Oppn ‘cold’ to Prez, PM appeal on Parl logjam
The Budget session on Tuesday began with President Pranab Mukherjee cautioning against the frequent disruptions and obstructions in Parliament and urged MPs to function in a spirit of cooperation. Speaking at the customary Presidential Address to the joint session of both houses of Parliament, delivered at the beginning of the first session of a new calendar year, Mukherjee asserted that Parliament reflected the supreme will of the people. While he outlined the government’s agenda for the coming financial year, the President steered clear off any direct reference to contentious issues like the JNU row, suicide by Dalit scholar Rohit Vehmula or the Jat agitation.
“Our Parliament reflects the supreme will of the people. Democratic temper calls for debate and discussion, and not disruption of obstruction. My government will constantly strive for smooth and constructive conduct of Parliamentary business. I urge all Members of Parliament to discharge their solemn responsibilities in a spirit of cooperation and mutual accommodation. Let us all collectively endeavour to build a flourishing and prosperous India,” he said in his 75-minute speech. “Let noble thoughts come from all directions, should be the spirit behind the debate in this temple of democracy. Being a member of this great institution bestows great honour as well as important responsibilities,” he added.

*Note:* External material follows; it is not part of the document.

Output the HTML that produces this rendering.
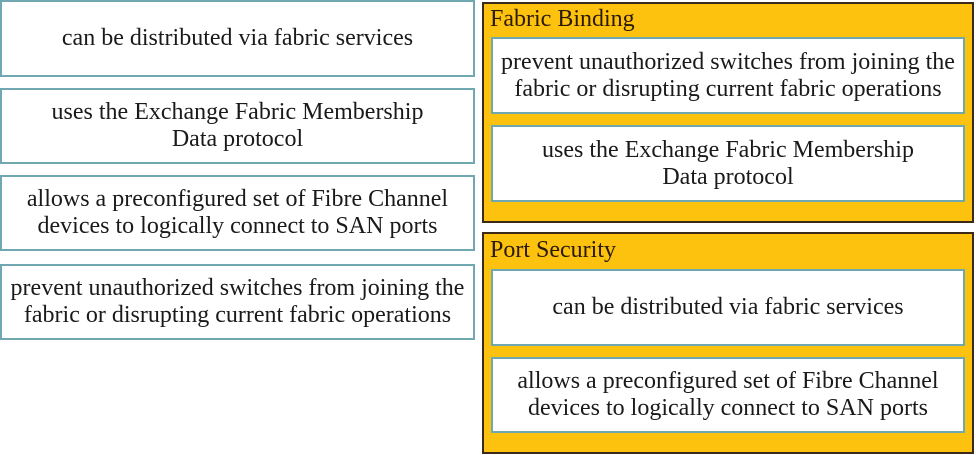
<!DOCTYPE html>
<html><head><meta charset="utf-8"><style>
body{margin:0;width:976px;height:455px;background:#fff;position:relative;overflow:hidden;font-family:"Liberation Serif",serif;color:#1a1a1a}
.b{position:absolute;box-sizing:border-box;border:2px solid #6fa8b0;background:#fff;display:flex;align-items:center;justify-content:center;text-align:center;font-size:24px;line-height:27px;white-space:nowrap}
.c{position:absolute;box-sizing:border-box;border:2px solid #3a2a1a;background:#fdc20e}
.t{position:absolute;font-size:24px;color:#2a1a0a}
</style></head><body>
<div class="b" style="left:0;top:0;width:475px;height:77px">can be distributed via fabric services</div>
<div class="b" style="left:0;top:88px;width:475px;height:76px">uses the Exchange Fabric Membership<br>Data protocol</div>
<div class="b" style="left:0;top:175px;width:475px;height:76px">allows a preconfigured set of Fibre Channel<br>devices to logically connect to SAN ports</div>
<div class="b" style="left:0;top:264px;width:475px;height:76px">prevent unauthorized switches from joining the<br>fabric or disrupting current fabric operations</div>
<div class="c" style="left:482px;top:2px;width:492px;height:221px"></div>
<div class="t" style="left:490px;top:6px">Fabric Binding</div>
<div class="b" style="left:491px;top:37px;width:474px;height:77px">prevent unauthorized switches from joining the<br>fabric or disrupting current fabric operations</div>
<div class="b" style="left:491px;top:125px;width:474px;height:77px">uses the Exchange Fabric Membership<br>Data protocol</div>
<div class="c" style="left:482px;top:232px;width:492px;height:222px"></div>
<div class="t" style="left:490px;top:237px">Port Security</div>
<div class="b" style="left:491px;top:269px;width:474px;height:77px">can be distributed via fabric services</div>
<div class="b" style="left:491px;top:357px;width:474px;height:76px">allows a preconfigured set of Fibre Channel<br>devices to logically connect to SAN ports</div>
</body></html>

Meanwhile, Prime Minister Narendra Modi in his brief remarks to media on the first day of a Parliament session hoped that it would be a fruitful one. “The eyes of 125 crore countrymen are focused on Parliament, the rail budget and the general budget. World is also paying attention to the Budget Session due to India’s position in the global economy today. There has been discussion with parties for the last many days. Talks have been held by rising above formalities. One-on-one talks have also taken place. I am sure Parliament session will be utilised for constructive debate and there will be intensive discussion on the country’s hope and aspirations. In our meetings, friends from opposition have shown positive attitude. In the session beginning today and in the coming days, people will feel it,” said Modi.
The Opposition dismissed the President’s address for being “disappointing” and criticized him for being silent on major issues like the JNU row, “misuse” of sedition laws and Jat quota stir. The CPI(M) said the President’s address covered everything except “major issues like price rise, JNU and Jat agitation” and that the party would move amendments to it to raise these serious matters. CPI(M) General Secretary Sitaram Yechury said, “Misuse of sedition clauses, border issues, Hyderabad incident. Nothing were mentioned. President’s speech did not reflect any of these issues.”
Congress vice-president Rahul Gandhi said, “I heard President’s address in Parliament. He spoke about government’s achievement but nothing on Rohit’s issue (suicide of Dalit student in Hyderabad), what’s happening in the universities.” Countering the criticism, Union Minister Ravi Shankar Prasad said the government did not need a certificate from Congress. “We have to get it from the people of India and people have given us certificate that we are working in the right direction,” he said.